• WHAT IS BEING ASKED
Restate each line of the listing exactly, without carrying over any pictures.

• GIVEN MATERIAL
┌──

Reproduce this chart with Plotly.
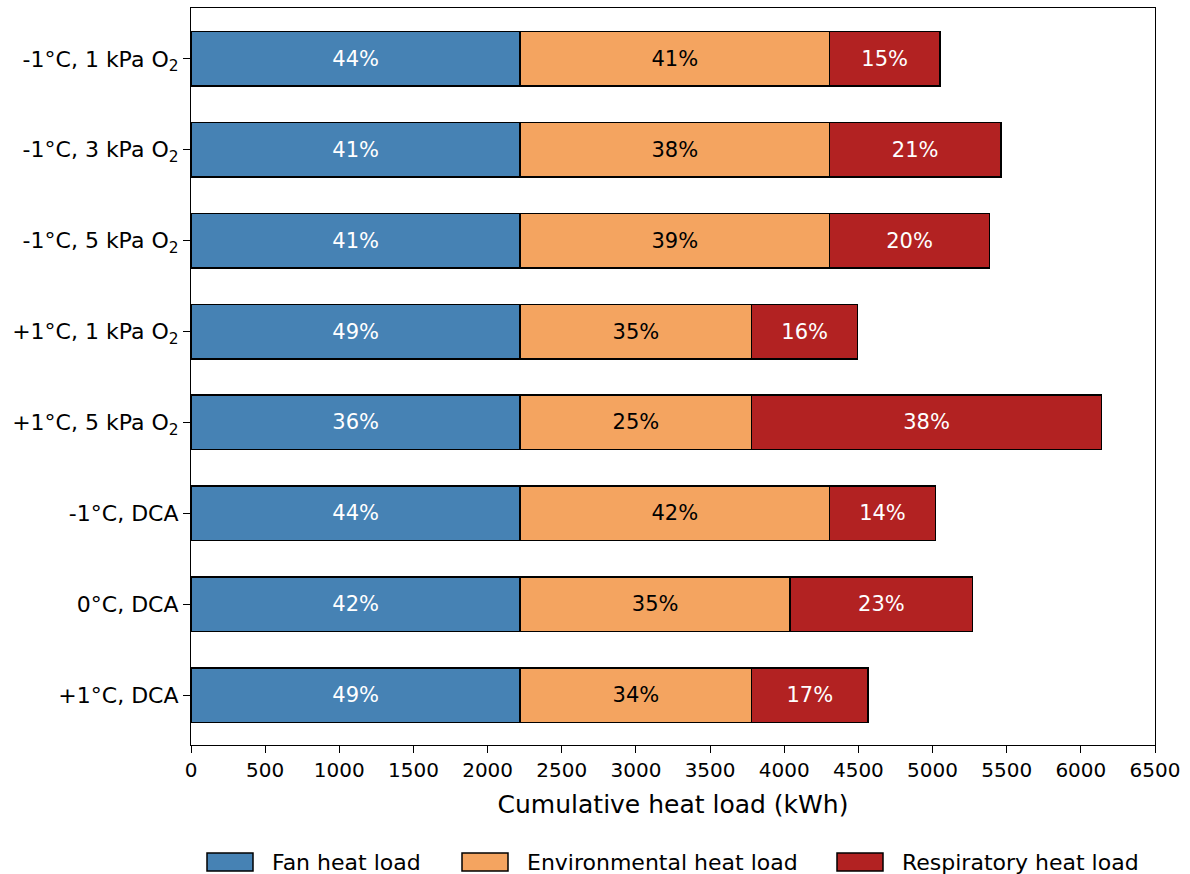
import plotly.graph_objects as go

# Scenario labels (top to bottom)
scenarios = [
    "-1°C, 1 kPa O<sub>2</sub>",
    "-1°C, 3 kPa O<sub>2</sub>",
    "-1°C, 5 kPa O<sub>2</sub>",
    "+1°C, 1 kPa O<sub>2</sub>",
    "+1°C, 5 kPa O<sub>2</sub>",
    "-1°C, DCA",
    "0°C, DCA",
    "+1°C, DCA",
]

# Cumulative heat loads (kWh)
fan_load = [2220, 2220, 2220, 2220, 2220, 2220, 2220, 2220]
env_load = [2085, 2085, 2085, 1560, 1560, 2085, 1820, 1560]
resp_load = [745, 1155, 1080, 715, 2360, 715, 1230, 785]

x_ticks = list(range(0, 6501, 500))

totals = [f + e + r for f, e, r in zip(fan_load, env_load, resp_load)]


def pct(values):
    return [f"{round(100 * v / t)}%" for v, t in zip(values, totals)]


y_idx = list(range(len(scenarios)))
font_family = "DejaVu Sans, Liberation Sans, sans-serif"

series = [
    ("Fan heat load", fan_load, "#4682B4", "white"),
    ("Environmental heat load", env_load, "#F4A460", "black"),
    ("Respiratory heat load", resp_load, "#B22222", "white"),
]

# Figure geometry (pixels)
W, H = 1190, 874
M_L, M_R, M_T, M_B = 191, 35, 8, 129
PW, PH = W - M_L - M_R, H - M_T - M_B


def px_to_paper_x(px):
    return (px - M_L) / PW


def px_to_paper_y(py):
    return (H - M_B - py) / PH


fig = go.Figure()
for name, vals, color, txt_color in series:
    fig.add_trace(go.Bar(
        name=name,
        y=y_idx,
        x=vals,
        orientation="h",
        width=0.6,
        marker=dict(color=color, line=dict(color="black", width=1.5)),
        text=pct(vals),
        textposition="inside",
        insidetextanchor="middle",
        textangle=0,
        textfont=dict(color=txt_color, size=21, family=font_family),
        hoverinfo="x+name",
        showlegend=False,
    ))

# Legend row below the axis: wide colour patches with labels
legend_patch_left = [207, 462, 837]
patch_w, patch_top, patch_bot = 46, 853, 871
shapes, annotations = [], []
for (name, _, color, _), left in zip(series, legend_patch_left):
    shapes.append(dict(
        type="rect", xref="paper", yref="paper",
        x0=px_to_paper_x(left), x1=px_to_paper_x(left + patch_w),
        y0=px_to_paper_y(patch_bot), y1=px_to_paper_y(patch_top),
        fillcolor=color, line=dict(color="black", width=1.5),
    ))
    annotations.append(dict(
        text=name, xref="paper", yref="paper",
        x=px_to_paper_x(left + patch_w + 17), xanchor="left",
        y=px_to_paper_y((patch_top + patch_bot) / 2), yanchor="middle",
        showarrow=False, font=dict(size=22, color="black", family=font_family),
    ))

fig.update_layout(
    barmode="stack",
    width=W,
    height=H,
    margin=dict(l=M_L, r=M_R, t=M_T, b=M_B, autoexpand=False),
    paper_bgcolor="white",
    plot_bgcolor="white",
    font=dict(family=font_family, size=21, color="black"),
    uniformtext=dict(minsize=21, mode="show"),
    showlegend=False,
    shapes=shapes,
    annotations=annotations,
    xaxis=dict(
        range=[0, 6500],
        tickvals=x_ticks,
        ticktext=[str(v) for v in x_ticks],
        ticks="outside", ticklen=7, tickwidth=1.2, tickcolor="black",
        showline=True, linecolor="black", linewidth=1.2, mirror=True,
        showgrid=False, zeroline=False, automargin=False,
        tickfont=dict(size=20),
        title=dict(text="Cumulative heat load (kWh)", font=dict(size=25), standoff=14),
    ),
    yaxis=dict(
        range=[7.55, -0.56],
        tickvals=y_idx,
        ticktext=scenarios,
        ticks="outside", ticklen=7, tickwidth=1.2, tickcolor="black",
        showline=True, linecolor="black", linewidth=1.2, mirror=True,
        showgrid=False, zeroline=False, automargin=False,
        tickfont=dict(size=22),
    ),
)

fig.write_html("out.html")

└──

• TASK RESPONSE
Reproduce this chart with Plotly.
import plotly.graph_objects as go

# Scenario labels (top to bottom)
scenarios = [
    "-1°C, 1 kPa O<sub>2</sub>",
    "-1°C, 3 kPa O<sub>2</sub>",
    "-1°C, 5 kPa O<sub>2</sub>",
    "+1°C, 1 kPa O<sub>2</sub>",
    "+1°C, 5 kPa O<sub>2</sub>",
    "-1°C, DCA",
    "0°C, DCA",
    "+1°C, DCA",
]

# Cumulative heat loads (kWh)
fan_load = [2220, 2220, 2220, 2220, 2220, 2220, 2220, 2220]
env_load = [2085, 2085, 2085, 1560, 1560, 2085, 1820, 1560]
resp_load = [745, 1155, 1080, 715, 2360, 715, 1230, 785]

x_ticks = list(range(0, 6501, 500))

totals = [f + e + r for f, e, r in zip(fan_load, env_load, resp_load)]


def pct(values):
    return [f"{round(100 * v / t)}%" for v, t in zip(values, totals)]


y_idx = list(range(len(scenarios)))
font_family = "DejaVu Sans, Liberation Sans, sans-serif"

series = [
    ("Fan heat load", fan_load, "#4682B4", "white"),
    ("Environmental heat load", env_load, "#F4A460", "black"),
    ("Respiratory heat load", resp_load, "#B22222", "white"),
]

# Figure geometry (pixels)
W, H = 1190, 874
M_L, M_R, M_T, M_B = 191, 35, 8, 129
PW, PH = W - M_L - M_R, H - M_T - M_B


def px_to_paper_x(px):
    return (px - M_L) / PW


def px_to_paper_y(py):
    return (H - M_B - py) / PH


fig = go.Figure()
for name, vals, color, txt_color in series:
    fig.add_trace(go.Bar(
        name=name,
        y=y_idx,
        x=vals,
        orientation="h",
        width=0.6,
        marker=dict(color=color, line=dict(color="black", width=1.5)),
        text=pct(vals),
        textposition="inside",
        insidetextanchor="middle",
        textangle=0,
        textfont=dict(color=txt_color, size=21, family=font_family),
        hoverinfo="x+name",
        showlegend=False,
    ))

# Legend row below the axis: wide colour patches with labels
legend_patch_left = [207, 462, 837]
patch_w, patch_top, patch_bot = 46, 853, 871
shapes, annotations = [], []
for (name, _, color, _), left in zip(series, legend_patch_left):
    shapes.append(dict(
        type="rect", xref="paper", yref="paper",
        x0=px_to_paper_x(left), x1=px_to_paper_x(left + patch_w),
        y0=px_to_paper_y(patch_bot), y1=px_to_paper_y(patch_top),
        fillcolor=color, line=dict(color="black", width=1.5),
    ))
    annotations.append(dict(
        text=name, xref="paper", yref="paper",
        x=px_to_paper_x(left + patch_w + 17), xanchor="left",
        y=px_to_paper_y((patch_top + patch_bot) / 2), yanchor="middle",
        showarrow=False, font=dict(size=22, color="black", family=font_family),
    ))

fig.update_layout(
    barmode="stack",
    width=W,
    height=H,
    margin=dict(l=M_L, r=M_R, t=M_T, b=M_B, autoexpand=False),
    paper_bgcolor="white",
    plot_bgcolor="white",
    font=dict(family=font_family, size=21, color="black"),
    uniformtext=dict(minsize=21, mode="show"),
    showlegend=False,
    shapes=shapes,
    annotations=annotations,
    xaxis=dict(
        range=[0, 6500],
        tickvals=x_ticks,
        ticktext=[str(v) for v in x_ticks],
        ticks="outside", ticklen=7, tickwidth=1.2, tickcolor="black",
        showline=True, linecolor="black", linewidth=1.2, mirror=True,
        showgrid=False, zeroline=False, automargin=False,
        tickfont=dict(size=20),
        title=dict(text="Cumulative heat load (kWh)", font=dict(size=25), standoff=14),
    ),
    yaxis=dict(
        range=[7.55, -0.56],
        tickvals=y_idx,
        ticktext=scenarios,
        ticks="outside", ticklen=7, tickwidth=1.2, tickcolor="black",
        showline=True, linecolor="black", linewidth=1.2, mirror=True,
        showgrid=False, zeroline=False, automargin=False,
        tickfont=dict(size=22),
    ),
)

fig.write_html("out.html")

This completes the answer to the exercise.